• _What to work on_
Copy out the listing that follows, exact in every word, and skip the images.
▼▼▼
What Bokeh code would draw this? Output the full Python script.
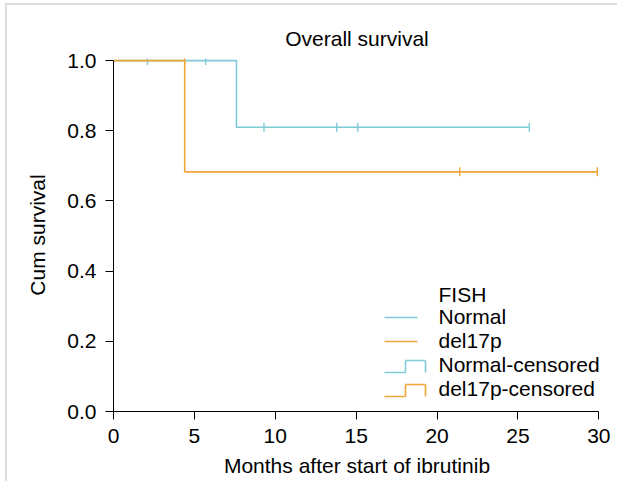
import math
from bokeh.plotting import figure
from bokeh.models import Range1d, Label, Arrow, PrintfTickFormatter
from bokeh.embed import file_html
from bokeh.resources import INLINE

# ---- data ----
title_text = "Overall survival"
x_label = "Months after start of ibrutinib"
y_label = "Cum survival"
legend_title = "FISH"
x_ticks = [0, 5, 10, 15, 20, 25, 30]
y_ticks = [0.0, 0.2, 0.4, 0.6, 0.8, 1.0]

groups = ["Normal", "del17p"]
legend_labels = ["Normal", "del17p", "Normal-censored", "del17p-censored"]

normal_event_times = [7.6]
normal_survival = [0.81]
normal_last_time = 25.7
normal_censored = [2.1, 5.7, 9.3, 13.8, 15.1, 25.7]

del17p_event_times = [4.4]
del17p_survival = [0.683]
del17p_last_time = 29.9
del17p_censored = [4.4, 21.4, 29.9]

# ---- styles ----
colors = {"Normal": "#7fcad7", "del17p": "#f2a53a"}
FONT = "Liberation Sans"
FS = "21px"

series = {
    "Normal": (normal_event_times, normal_survival, normal_last_time, normal_censored),
    "del17p": (del17p_event_times, del17p_survival, del17p_last_time, del17p_censored),
}


def surv_at(t, ev_t, ev_s):
    s = 1.0
    for et, es in zip(ev_t, ev_s):
        if et < t:
            s = es
    return s


p = figure(frame_width=487, frame_height=353,
           x_range=Range1d(0, 30.1), y_range=Range1d(0, 1.006),
           min_border_left=113, min_border_top=58, min_border_right=17, min_border_bottom=70,
           output_backend="svg", toolbar_location=None,
           background_fill_color="white", border_fill_color=None,
           styles={"box-shadow": "inset 5px 3px 0 0 #ffffff, inset 7px 5px 0 0 #dedede",
                   "background-color": "white"})
p.outline_line_color = None
p.xgrid.visible = False
p.ygrid.visible = False

p.title.text = title_text
p.title.align = "center"
p.title.text_font = FONT
p.title.text_font_size = FS
p.title.text_font_style = "normal"
p.title.text_color = "black"
p.title.standoff = 18

for ax in (p.xaxis[0], p.yaxis[0]):
    ax.axis_line_color = "black"
    ax.major_tick_line_color = "black"
    ax.minor_tick_line_color = None
    ax.major_tick_out = 8
    ax.major_tick_in = 0
    ax.major_label_text_font = FONT
    ax.major_label_text_font_size = FS
    ax.major_label_text_color = "black"
    ax.axis_label_text_font = FONT
    ax.axis_label_text_font_size = FS
    ax.axis_label_text_font_style = "normal"
    ax.axis_label_text_color = "black"

p.xaxis.ticker = x_ticks
p.yaxis.ticker = y_ticks
p.xaxis.bounds = (0, 30)
p.yaxis.bounds = (0, 1)
p.yaxis.formatter = PrintfTickFormatter(format="%.1f")
p.xaxis.axis_label = x_label
p.yaxis.axis_label = y_label
p.xaxis.major_label_standoff = 9
p.yaxis.major_label_standoff = 9
p.xaxis.axis_label_standoff = 8
p.yaxis.axis_label_standoff = 15

for g in groups:
    ev_t, ev_s, last_t, cens = series[g]
    xs = [0] + list(ev_t) + [last_t]
    ys = [1.0] + list(ev_s) + [ev_s[-1]]
    p.step(xs, ys, mode="after", line_color=colors[g], line_width=1.6)
    cy = [surv_at(t, ev_t, ev_s) for t in cens]
    p.scatter(cens, cy, marker="dash", angle=math.pi / 2, size=9,
              line_color=colors[g], line_width=1.4)

# ---- legend (drawn manually, screen units relative to the frame) ----
text_x = 325
text_dy = 8
icon_x0, icon_xm, icon_x1, line_x1 = 271, 292, 312, 304
baselines = [109.5, 87, 63, 39, 15]

p.add_layout(Label(x=text_x, y=baselines[0] + text_dy, x_units="screen", y_units="screen",
                   text=legend_title, text_font=FONT, text_font_size=FS,
                   text_baseline="alphabetic", text_color="black"))
for i, lab in enumerate(legend_labels):
    b = baselines[i + 1]
    p.add_layout(Label(x=text_x, y=b + text_dy, x_units="screen", y_units="screen",
                       text=lab, text_font=FONT, text_font_size=FS,
                       text_baseline="alphabetic", text_color="black"))
    col = colors[groups[i % 2]]
    if i < 2:
        segs = [(icon_x0, b + 7, line_x1, b + 7)]
    else:
        lo, hi = b, b + 12
        segs = [(icon_x0, lo, icon_xm, lo), (icon_xm, lo, icon_xm, hi),
                (icon_xm, hi, icon_x1, hi), (icon_x1, hi, icon_x1, lo)]
    for (xa, ya, xb, yb) in segs:
        p.add_layout(Arrow(x_start=xa, y_start=ya, x_end=xb, y_end=yb,
                           start_units="screen", end_units="screen",
                           start=None, end=None, line_color=col, line_width=1.6))

open("out.html", "w").write(file_html(p, INLINE))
▲▲▲
• _Exercise response_
What Bokeh code would draw this? Output the full Python script.
import math
from bokeh.plotting import figure
from bokeh.models import Range1d, Label, Arrow, PrintfTickFormatter
from bokeh.embed import file_html
from bokeh.resources import INLINE

# ---- data ----
title_text = "Overall survival"
x_label = "Months after start of ibrutinib"
y_label = "Cum survival"
legend_title = "FISH"
x_ticks = [0, 5, 10, 15, 20, 25, 30]
y_ticks = [0.0, 0.2, 0.4, 0.6, 0.8, 1.0]

groups = ["Normal", "del17p"]
legend_labels = ["Normal", "del17p", "Normal-censored", "del17p-censored"]

normal_event_times = [7.6]
normal_survival = [0.81]
normal_last_time = 25.7
normal_censored = [2.1, 5.7, 9.3, 13.8, 15.1, 25.7]

del17p_event_times = [4.4]
del17p_survival = [0.683]
del17p_last_time = 29.9
del17p_censored = [4.4, 21.4, 29.9]

# ---- styles ----
colors = {"Normal": "#7fcad7", "del17p": "#f2a53a"}
FONT = "Liberation Sans"
FS = "21px"

series = {
    "Normal": (normal_event_times, normal_survival, normal_last_time, normal_censored),
    "del17p": (del17p_event_times, del17p_survival, del17p_last_time, del17p_censored),
}


def surv_at(t, ev_t, ev_s):
    s = 1.0
    for et, es in zip(ev_t, ev_s):
        if et < t:
            s = es
    return s


p = figure(frame_width=487, frame_height=353,
           x_range=Range1d(0, 30.1), y_range=Range1d(0, 1.006),
           min_border_left=113, min_border_top=58, min_border_right=17, min_border_bottom=70,
           output_backend="svg", toolbar_location=None,
           background_fill_color="white", border_fill_color=None,
           styles={"box-shadow": "inset 5px 3px 0 0 #ffffff, inset 7px 5px 0 0 #dedede",
                   "background-color": "white"})
p.outline_line_color = None
p.xgrid.visible = False
p.ygrid.visible = False

p.title.text = title_text
p.title.align = "center"
p.title.text_font = FONT
p.title.text_font_size = FS
p.title.text_font_style = "normal"
p.title.text_color = "black"
p.title.standoff = 18

for ax in (p.xaxis[0], p.yaxis[0]):
    ax.axis_line_color = "black"
    ax.major_tick_line_color = "black"
    ax.minor_tick_line_color = None
    ax.major_tick_out = 8
    ax.major_tick_in = 0
    ax.major_label_text_font = FONT
    ax.major_label_text_font_size = FS
    ax.major_label_text_color = "black"
    ax.axis_label_text_font = FONT
    ax.axis_label_text_font_size = FS
    ax.axis_label_text_font_style = "normal"
    ax.axis_label_text_color = "black"

p.xaxis.ticker = x_ticks
p.yaxis.ticker = y_ticks
p.xaxis.bounds = (0, 30)
p.yaxis.bounds = (0, 1)
p.yaxis.formatter = PrintfTickFormatter(format="%.1f")
p.xaxis.axis_label = x_label
p.yaxis.axis_label = y_label
p.xaxis.major_label_standoff = 9
p.yaxis.major_label_standoff = 9
p.xaxis.axis_label_standoff = 8
p.yaxis.axis_label_standoff = 15

for g in groups:
    ev_t, ev_s, last_t, cens = series[g]
    xs = [0] + list(ev_t) + [last_t]
    ys = [1.0] + list(ev_s) + [ev_s[-1]]
    p.step(xs, ys, mode="after", line_color=colors[g], line_width=1.6)
    cy = [surv_at(t, ev_t, ev_s) for t in cens]
    p.scatter(cens, cy, marker="dash", angle=math.pi / 2, size=9,
              line_color=colors[g], line_width=1.4)

# ---- legend (drawn manually, screen units relative to the frame) ----
text_x = 325
text_dy = 8
icon_x0, icon_xm, icon_x1, line_x1 = 271, 292, 312, 304
baselines = [109.5, 87, 63, 39, 15]

p.add_layout(Label(x=text_x, y=baselines[0] + text_dy, x_units="screen", y_units="screen",
                   text=legend_title, text_font=FONT, text_font_size=FS,
                   text_baseline="alphabetic", text_color="black"))
for i, lab in enumerate(legend_labels):
    b = baselines[i + 1]
    p.add_layout(Label(x=text_x, y=b + text_dy, x_units="screen", y_units="screen",
                       text=lab, text_font=FONT, text_font_size=FS,
                       text_baseline="alphabetic", text_color="black"))
    col = colors[groups[i % 2]]
    if i < 2:
        segs = [(icon_x0, b + 7, line_x1, b + 7)]
    else:
        lo, hi = b, b + 12
        segs = [(icon_x0, lo, icon_xm, lo), (icon_xm, lo, icon_xm, hi),
                (icon_xm, hi, icon_x1, hi), (icon_x1, hi, icon_x1, lo)]
    for (xa, ya, xb, yb) in segs:
        p.add_layout(Arrow(x_start=xa, y_start=ya, x_end=xb, y_end=yb,
                           start_units="screen", end_units="screen",
                           start=None, end=None, line_color=col, line_width=1.6))

open("out.html", "w").write(file_html(p, INLINE))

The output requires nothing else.